** Start of Raw data **

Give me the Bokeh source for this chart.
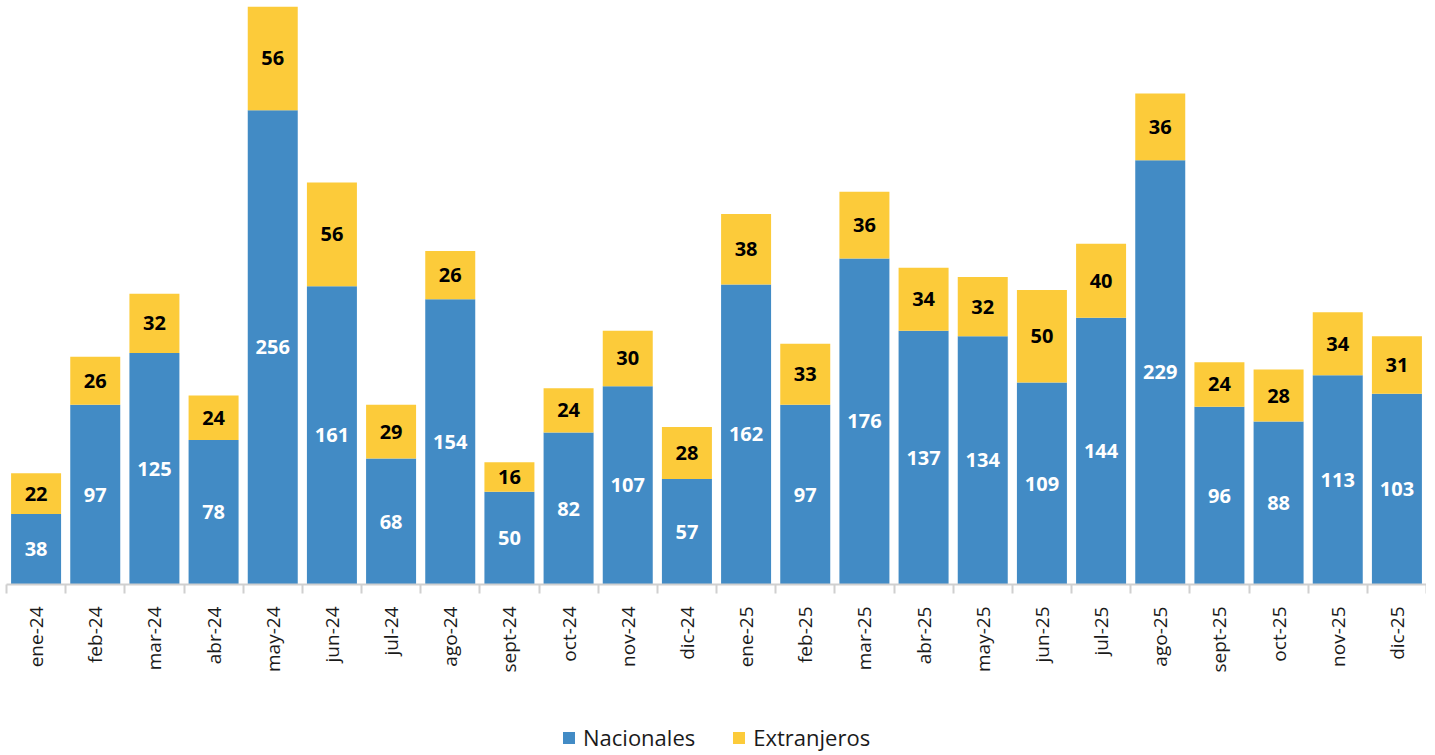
import math
from bokeh.plotting import figure
from bokeh.layouts import column
from bokeh.models import (ColumnDataSource, Range1d, FixedTicker, Legend, LegendItem)
from bokeh.core.properties import value
from bokeh.embed import file_html
from bokeh.resources import INLINE

meses = ["ene-24", "feb-24", "mar-24", "abr-24", "may-24", "jun-24", "jul-24", "ago-24",
         "sept-24", "oct-24", "nov-24", "dic-24", "ene-25", "feb-25", "mar-25", "abr-25",
         "may-25", "jun-25", "jul-25", "ago-25", "sept-25", "oct-25", "nov-25", "dic-25"]
nacionales = [38, 97, 125, 78, 256, 161, 68, 154, 50, 82, 107, 57,
              162, 97, 176, 137, 134, 109, 144, 229, 96, 88, 113, 103]
extranjeros = [22, 26, 32, 24, 56, 56, 29, 26, 16, 24, 30, 28,
               38, 33, 36, 34, 32, 50, 40, 36, 24, 28, 34, 31]
series = ["Nacionales", "Extranjeros"]

BLUE = "#428BC5"
YELLOW = "#FCCB3A"
FONT = "Open Sans"

n = len(meses)
xs = [i + 0.5 for i in range(n)]
src = ColumnDataSource(dict(
    x=xs, nac=nacionales, ext=extranjeros,
    nac_mid=[v / 2 for v in nacionales],
    ext_mid=[a + b / 2 for a, b in zip(nacionales, extranjeros)],
    nac_txt=[str(v) for v in nacionales],
    ext_txt=[str(v) for v in extranjeros],
))

top = max(a + b for a, b in zip(nacionales, extranjeros))

W = 1426
p = figure(width=W, height=680, x_range=Range1d(0, n), y_range=Range1d(0, top),
           output_backend="svg", toolbar_location=None,
           min_border_left=6, min_border_right=0, min_border_top=6, min_border_bottom=96)
p.outline_line_color = None
p.grid.visible = False
p.yaxis.visible = False

rs = p.vbar_stack(["nac", "ext"], x="x", width=0.845, color=[BLUE, YELLOW],
                  line_color=None, source=src)

p.text(x="x", y="nac_mid", text="nac_txt", source=src, text_color="white",
       text_font=value(FONT), text_font_style="bold", text_font_size="20px",
       text_align="center", text_baseline="middle")
p.text(x="x", y="ext_mid", text="ext_txt", source=src, text_color="black",
       text_font=value(FONT), text_font_style="bold", text_font_size="20px",
       text_align="center", text_baseline="middle")

ax = p.xaxis[0]
ax.ticker = FixedTicker(ticks=xs, minor_ticks=list(range(n + 1)))
ax.major_label_overrides = {x: m for x, m in zip(xs, meses)}
ax.major_label_orientation = math.pi / 2
ax.major_label_text_font = FONT
ax.major_label_text_font_size = "19px"
ax.major_label_text_color = "#1a1a1a"
ax.major_label_standoff = 13
ax.major_tick_out = 0
ax.major_tick_in = 0
ax.minor_tick_out = 9
ax.minor_tick_in = 0
ax.minor_tick_line_color = "#D0D0D0"
ax.minor_tick_line_width = 2
ax.axis_line_color = "#D0D0D0"
ax.axis_line_width = 2

# Legend in a separate strip below the chart
lg = figure(width=W, height=73, x_range=Range1d(0, 1), y_range=Range1d(0, 1),
            output_backend="svg", toolbar_location=None,
            min_border_left=0, min_border_right=0, min_border_top=0, min_border_bottom=0)
lg.outline_line_color = None
lg.grid.visible = False
lg.axis.visible = False
dummy = ColumnDataSource(dict(x=[-5.0], top=[-5.0]))
r1 = lg.vbar(x="x", top="top", width=0.1, color=BLUE, line_color=None, source=dummy)
r2 = lg.vbar(x="x", top="top", width=0.1, color=YELLOW, line_color=None, source=dummy)
legend = Legend(items=[LegendItem(label=series[0], renderers=[r1]),
                       LegendItem(label=series[1], renderers=[r2])],
                orientation="horizontal", location=(555, 1),
                label_text_font=FONT, label_text_font_size="22px",
                label_text_color="#1a1a1a",
                glyph_width=15, glyph_height=15, label_standoff=7, spacing=36,
                border_line_color=None, background_fill_alpha=0,
                margin=0, padding=2)
lg.add_layout(legend, "center")

layout = column(p, lg, spacing=0)
open("out.html", "w").write(file_html(layout, INLINE))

** End of Raw data **

Give back the whole listing as it stands, minus its pictures.

Give me the Bokeh source for this chart.
import math
from bokeh.plotting import figure
from bokeh.layouts import column
from bokeh.models import (ColumnDataSource, Range1d, FixedTicker, Legend, LegendItem)
from bokeh.core.properties import value
from bokeh.embed import file_html
from bokeh.resources import INLINE

meses = ["ene-24", "feb-24", "mar-24", "abr-24", "may-24", "jun-24", "jul-24", "ago-24",
         "sept-24", "oct-24", "nov-24", "dic-24", "ene-25", "feb-25", "mar-25", "abr-25",
         "may-25", "jun-25", "jul-25", "ago-25", "sept-25", "oct-25", "nov-25", "dic-25"]
nacionales = [38, 97, 125, 78, 256, 161, 68, 154, 50, 82, 107, 57,
              162, 97, 176, 137, 134, 109, 144, 229, 96, 88, 113, 103]
extranjeros = [22, 26, 32, 24, 56, 56, 29, 26, 16, 24, 30, 28,
               38, 33, 36, 34, 32, 50, 40, 36, 24, 28, 34, 31]
series = ["Nacionales", "Extranjeros"]

BLUE = "#428BC5"
YELLOW = "#FCCB3A"
FONT = "Open Sans"

n = len(meses)
xs = [i + 0.5 for i in range(n)]
src = ColumnDataSource(dict(
    x=xs, nac=nacionales, ext=extranjeros,
    nac_mid=[v / 2 for v in nacionales],
    ext_mid=[a + b / 2 for a, b in zip(nacionales, extranjeros)],
    nac_txt=[str(v) for v in nacionales],
    ext_txt=[str(v) for v in extranjeros],
))

top = max(a + b for a, b in zip(nacionales, extranjeros))

W = 1426
p = figure(width=W, height=680, x_range=Range1d(0, n), y_range=Range1d(0, top),
           output_backend="svg", toolbar_location=None,
           min_border_left=6, min_border_right=0, min_border_top=6, min_border_bottom=96)
p.outline_line_color = None
p.grid.visible = False
p.yaxis.visible = False

rs = p.vbar_stack(["nac", "ext"], x="x", width=0.845, color=[BLUE, YELLOW],
                  line_color=None, source=src)

p.text(x="x", y="nac_mid", text="nac_txt", source=src, text_color="white",
       text_font=value(FONT), text_font_style="bold", text_font_size="20px",
       text_align="center", text_baseline="middle")
p.text(x="x", y="ext_mid", text="ext_txt", source=src, text_color="black",
       text_font=value(FONT), text_font_style="bold", text_font_size="20px",
       text_align="center", text_baseline="middle")

ax = p.xaxis[0]
ax.ticker = FixedTicker(ticks=xs, minor_ticks=list(range(n + 1)))
ax.major_label_overrides = {x: m for x, m in zip(xs, meses)}
ax.major_label_orientation = math.pi / 2
ax.major_label_text_font = FONT
ax.major_label_text_font_size = "19px"
ax.major_label_text_color = "#1a1a1a"
ax.major_label_standoff = 13
ax.major_tick_out = 0
ax.major_tick_in = 0
ax.minor_tick_out = 9
ax.minor_tick_in = 0
ax.minor_tick_line_color = "#D0D0D0"
ax.minor_tick_line_width = 2
ax.axis_line_color = "#D0D0D0"
ax.axis_line_width = 2

# Legend in a separate strip below the chart
lg = figure(width=W, height=73, x_range=Range1d(0, 1), y_range=Range1d(0, 1),
            output_backend="svg", toolbar_location=None,
            min_border_left=0, min_border_right=0, min_border_top=0, min_border_bottom=0)
lg.outline_line_color = None
lg.grid.visible = False
lg.axis.visible = False
dummy = ColumnDataSource(dict(x=[-5.0], top=[-5.0]))
r1 = lg.vbar(x="x", top="top", width=0.1, color=BLUE, line_color=None, source=dummy)
r2 = lg.vbar(x="x", top="top", width=0.1, color=YELLOW, line_color=None, source=dummy)
legend = Legend(items=[LegendItem(label=series[0], renderers=[r1]),
                       LegendItem(label=series[1], renderers=[r2])],
                orientation="horizontal", location=(555, 1),
                label_text_font=FONT, label_text_font_size="22px",
                label_text_color="#1a1a1a",
                glyph_width=15, glyph_height=15, label_standoff=7, spacing=36,
                border_line_color=None, background_fill_alpha=0,
                margin=0, padding=2)
lg.add_layout(legend, "center")

layout = column(p, lg, spacing=0)
open("out.html", "w").write(file_html(layout, INLINE))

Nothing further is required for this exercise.